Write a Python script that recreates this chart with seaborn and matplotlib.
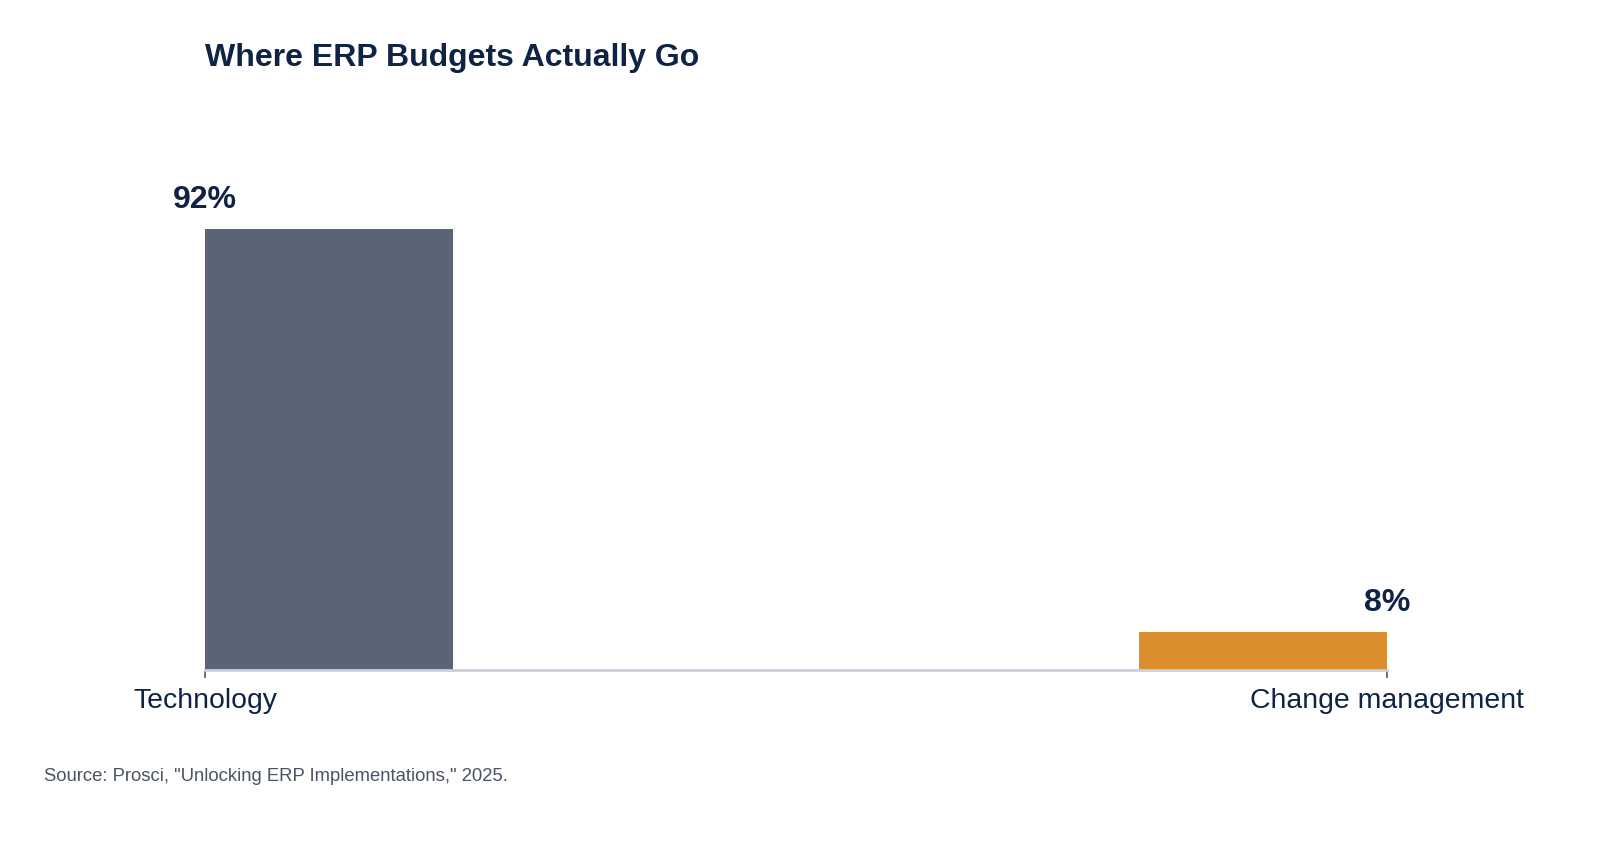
import matplotlib
matplotlib.use("Agg")
import matplotlib.pyplot as plt
import seaborn as sns
import pandas as pd

# Data
categories = ["Technology", "Change management"]
shares = [92, 8]
value_labels = ["92%", "8%"]
bar_colors = ["#5A6474", "#DA8E2E"]

sns.set_theme(style="white")
plt.rcParams["font.family"] = ["Liberation Sans", "DejaVu Sans"]

navy = "#0F2344"

df = pd.DataFrame({"pos": [0, 1], "share": shares, "category": categories})

fig = plt.figure(figsize=(16, 8.47), dpi=100)
ax = fig.add_axes([205 / 1600, 1 - 670 / 847, (1387 - 205) / 1600, 479 / 847])

sns.barplot(data=df, x="pos", y="share", hue="category", palette=bar_colors,
            native_scale=True, width=0.2625, legend=False, saturation=1,
            ax=ax)

# bars hang off the tick: first starts at it, last ends at it
bw = 0.21
for i, p in enumerate(ax.patches):
    p.set_width(bw)
    p.set_x(0 if i == 0 else 1 - bw)
    p.set_linewidth(0)

ax.set_xlim(0, 1)
ax.set_ylim(0, 100)
ax.set_xticks([0, 1])
ax.set_xticklabels(categories, fontsize=20.4, color=navy)
ax.set_yticks([])
ax.set_xlabel("")
ax.set_ylabel("")
ax.tick_params(axis="x", bottom=True, length=6, width=1.2, color="#555B66", pad=7)

for s in ["top", "right", "left"]:
    ax.spines[s].set_visible(False)
ax.spines["bottom"].set_color("#C9D1DD")
ax.spines["bottom"].set_linewidth(2)

for x, v, lab in zip([0, 1], shares, value_labels):
    ax.annotate(lab, (x, v), xytext=(0, 10), textcoords="offset points",
                ha="center", va="bottom", fontsize=23, fontweight="bold",
                color=navy, annotation_clip=False)

fig.text(205 / 1600, 1 - 58 / 847, "Where ERP Budgets Actually Go",
         fontsize=23, fontweight="bold", color=navy, ha="left", va="center")
fig.text(44 / 1600, 1 - 776 / 847,
         'Source: Prosci, "Unlocking ERP Implementations," 2025.',
         fontsize=13.3, color="#4A5263", ha="left", va="center")

fig.savefig("out.png", dpi=100, facecolor="white")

......

> WHAT THE TASK ASKS:
Only the number is wanted: how many lines of the material above include the word "seaborn"?

> PROBLEM SOLUTION:
2